# Thank You Aunty Dorothy!!



## 3Maltmom (May 23, 2005)

Thank you Aunty Dorothy, for making this possible. We now have a "real" home. We are so happy, we can't believe this.
It feels like a dream. Mommy Sharon met us at the airport, and then we quickly headed back on another plane. Yep,
on our way home. 

After arriving home, we stopped at a park. Mommy Sharon wanted a bite to eat, so we tried to snag some.
Well, not tried, we did snag some. Yep, a french fry, or two. Here's some pics, just for you, with more on the way.

We love you, Aunty Dorothy. Thank you for your kind, caring heart. We will never forget you.

[attachment=54741:B1.jpg]

[attachment=54742:B2.jpg]

[attachment=54743:B3.jpg]

[attachment=54744:B4.jpg]

[attachment=54745:B5.jpg]


----------



## mysugarbears (Aug 13, 2007)

I'm so happy to see that the girls are in their forever home. I love the pictures, what sweeties they are. :wub: I coudn't help but laugh at the last 2 pictures. :HistericalSmiley:


----------



## Max & Rocky (May 20, 2004)

For those of us who have been AWOL, can someone bring me up to date....  :biggrin:


----------



## 3Maltmom (May 23, 2005)

Here's your girls, Dorothy!! Home at last. More to come.

Gosh, what a happy ending for these two sisters, and best of friends. :chili: 

[attachment=54746:B6.jpg]

[attachment=54747:b7.jpg]


----------



## 3Maltmom (May 23, 2005)

QUOTE (Max & Rocky @ Jul 6 2009, 11:15 PM) index.php?act=findpost&pid=801946


> For those of us who have been AWOL, can someone bring me up to date....  :biggrin:[/B]


Here ya go Steve. http://spoiledmaltese.com/forum/index.php?...ic=46893&hl= 

Here's another one for you Steve. I, currently can't take in any more fosters, but can certainly help in other ways,
whether it be pulling, phone calls, and keeping one for short term. 

Edie has been busting her butt, bless her heart, she's moving mountains. She's moving dogs out of the shelters.

I was at the OC Shelter this morning. Notice the pic of sweet little Toto. I wanted to pull her on the spot, but they
would not allow it, without the proper paperwork, as she has a mammary tumor the size of a tennis ball. She's only 4-years-old.
I held her and bawled my eyes out. I bawl every time I go to the shelter. 

I said to Toto, "are you waiting for me?". I told her she will never have to worry again, that Edie, Bronwyne, and I, will take care of her.

Then I had to leave without her. She went back to her cell. We'll get her out tomorrow, just alot of red-tape, and the coordinator off today.

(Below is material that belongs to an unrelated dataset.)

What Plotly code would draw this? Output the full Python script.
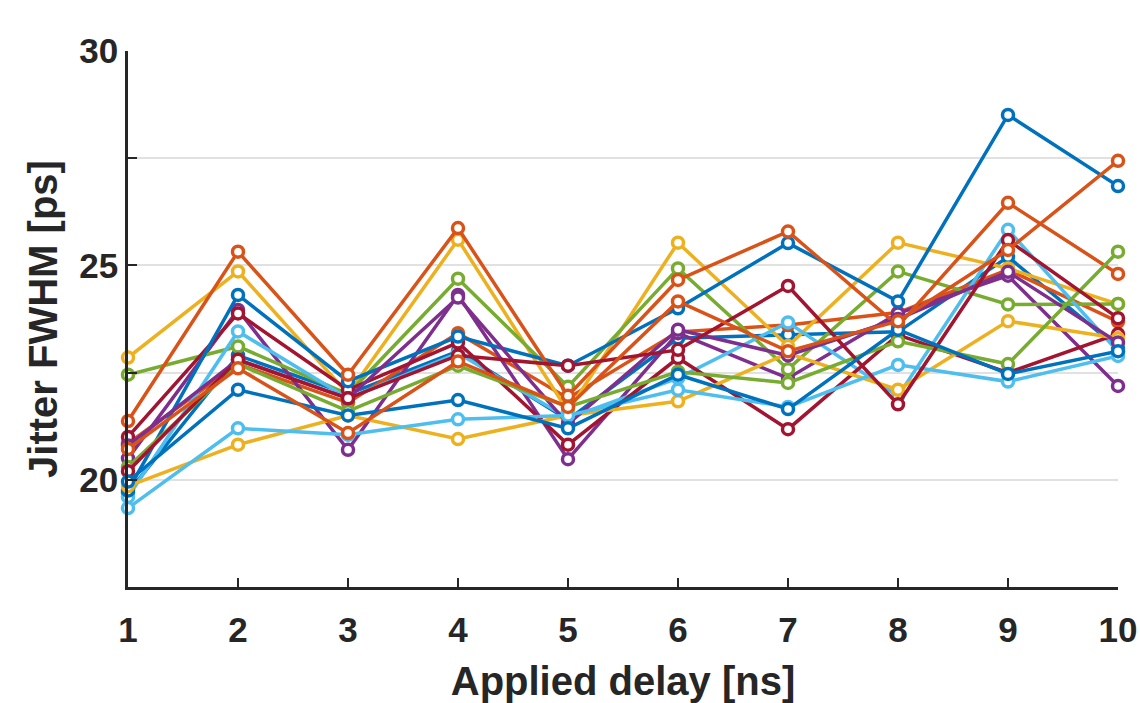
import plotly.graph_objects as go

delay_ns = [1, 2, 3, 4, 5, 6, 7, 8, 9, 10]

# Jitter FWHM [ps] per measurement series (MATLAB default colour order)
s01_blue    = [19.70, 22.90, 22.00, 23.00, 21.40, 23.30, 23.38, 23.45, 25.20, 23.07]
s02_orange  = [20.85, 22.70, 21.80, 23.42, 21.90, 23.45, 23.61, 23.90, 24.90, 23.69]
s03_yellow  = [22.85, 24.86, 22.00, 25.60, 21.60, 25.53, 23.12, 25.53, 24.93, 24.10]
s04_purple  = [20.50, 23.96, 20.70, 24.31, 20.48, 23.42, 22.37, 23.88, 24.76, 22.19]
s05_green   = [22.45, 23.11, 22.00, 24.69, 22.17, 24.93, 22.58, 24.86, 24.09, 24.10]
s06_ltblue  = [19.60, 23.46, 21.90, 22.95, 21.44, 22.37, 23.67, 21.95, 25.83, 22.99]
s07_darkred = [21.00, 23.88, 22.10, 23.20, 20.82, 22.84, 21.18, 23.38, 22.50, 23.40]
s08_blue    = [19.75, 24.31, 22.30, 23.34, 22.66, 24.00, 25.52, 24.16, 28.51, 26.85]
s09_orange  = [21.37, 25.32, 22.45, 25.87, 21.96, 24.66, 25.79, 23.59, 26.46, 24.80]
s10_yellow  = [19.85, 20.82, 21.50, 20.95, 21.50, 21.83, 22.95, 22.10, 23.70, 23.30]
s11_purple  = [20.80, 22.80, 21.90, 24.25, 21.30, 23.50, 22.90, 23.75, 24.85, 23.20]
s12_green   = [20.30, 22.70, 21.60, 22.66, 21.70, 22.52, 22.26, 23.23, 22.70, 25.32]
s13_ltblue  = [19.34, 21.20, 21.05, 21.41, 21.50, 22.10, 21.70, 22.68, 22.29, 22.89]
s14_darkred = [20.20, 22.80, 21.90, 22.90, 22.66, 23.03, 24.52, 21.76, 25.59, 23.77]
s15_blue    = [19.96, 22.10, 21.50, 21.86, 21.20, 22.45, 21.65, 23.50, 22.47, 23.00]
s16_orange  = [20.72, 22.60, 21.09, 22.76, 21.70, 24.16, 23.00, 23.70, 25.36, 27.44]

series = [s01_blue, s02_orange, s03_yellow, s04_purple, s05_green, s06_ltblue,
          s07_darkred, s08_blue, s09_orange, s10_yellow, s11_purple, s12_green,
          s13_ltblue, s14_darkred, s15_blue, s16_orange]

colors = ['#0072BD', '#D95319', '#EDB120', '#7E2F8E', '#77AC30', '#4DBEEE', '#A2142F']

y_tickvals = [17.5, 20, 22.5, 25, 27.5, 30]
y_ticktext = ['', '20', '', '25', '', '30']

fig = go.Figure()
for i, ys in enumerate(series):
    c = colors[i % len(colors)]
    fig.add_trace(go.Scatter(
        x=delay_ns, y=ys, mode='lines+markers',
        line=dict(color=c, width=3.5),
        marker=dict(symbol='circle', size=11, color='white',
                    line=dict(color=c, width=3.5)),
        cliponaxis=False, showlegend=False, hoverinfo='skip'))

axis_color = '#262626'
font_family = 'Liberation Sans, Arial, sans-serif'

fig.update_layout(
    width=1140, height=703,
    margin=dict(l=128, r=22, t=51, b=116),
    paper_bgcolor='white', plot_bgcolor='white',
    font=dict(family=font_family, color=axis_color),
    xaxis=dict(
        range=[1, 10], tickvals=delay_ns, ticktext=[str(v) for v in delay_ns],
        ticks='inside', ticklen=9, tickwidth=2, tickcolor=axis_color,
        showline=True, linecolor=axis_color, linewidth=2.5,
        showgrid=False, zeroline=False, ticklabelstandoff=10,
        ticklabeloverflow='allow', automargin=False,
        tickfont=dict(size=35, family=font_family, weight='bold', color=axis_color),
        title=dict(text='Applied delay [ns]', standoff=22,
                   font=dict(size=40, family=font_family, weight='bold', color=axis_color)),
    ),
    yaxis=dict(
        range=[17.5, 30], tickvals=y_tickvals, ticktext=y_ticktext,
        ticks='inside', ticklen=9, tickwidth=2, tickcolor=axis_color,
        showline=True, linecolor=axis_color, linewidth=2.5, automargin=False,
        showgrid=True, gridcolor='#e1e1e1', gridwidth=2, zeroline=False,
        tickfont=dict(size=35, family=font_family, weight='bold', color=axis_color),
        title=dict(text='Jitter FWHM [ps]', standoff=10,
                   font=dict(size=40, family=font_family, weight='bold', color=axis_color)),
    ),
)

fig.write_html('out.html',
               config={'displayModeBar': False},
               post_script="document.body.style.margin='0';document.body.style.overflow='hidden';")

http://spoiledmaltese.com/forum/index.php?...ic=47165&hl=


----------



## plenty pets 20 (Jul 8, 2006)

Thanks for posting these Deb. These girls have had a grand adventure today, maybe the best in there lives. There new Foster Mom Sharon is the best and at one time had "Pacific Maltese Rescue" . so she is a great home and has dealt with many rescues. These girls will live out their lives together, for however long,they have left. I sure hope its years. Thanks again to all that sent money and love for their support and on going medical issue.


----------



## ilovemymaltese (Oct 9, 2008)

They are so cute and they look so happy! :wub: :wub: :wub:


----------



## Max & Rocky (May 20, 2004)

Wow ladies... you have been busy...


----------



## bonniesmom (Jun 2, 2008)

Dear Bronnie and Winnie,
I'm so happy you're home with your new Mommy. She sent me these pics and told me about the French fries and all about your trip. I'm glad
you have some new little playmates, and I know you'll have a wonderful life out there with Mommy Sharon. She sounds like a wonderful Mommy!! All the best to you, my little nieces :wub: :wub: - live long and be happy!
Love and :grouphug: :grouphug: ,
Auntie Dorothy


----------



## Dixie's Mama (Mar 19, 2008)

What a happy ending. :smcry: It's nice to have a happy ending once in a while. Way to go, Dorothy. :aktion033: Bless their little hearts.


----------



## Nikki's Mom (Feb 13, 2008)

Once again, Deb, this story has made my day! Thanks to you and Dorothy. You rock!!


----------



## KAG (Jun 1, 2006)

Another happy ending! The girls are beautiful.
xoxoxo


----------



## Bonnie's Mommie (Mar 2, 2006)

What precious girls and what a wonderful gift you gave them, Dorothy! :rockon: :rockon: I love the french fries pics!


----------



## cindy6755 (Mar 20, 2005)

What a happy ending :wub:


----------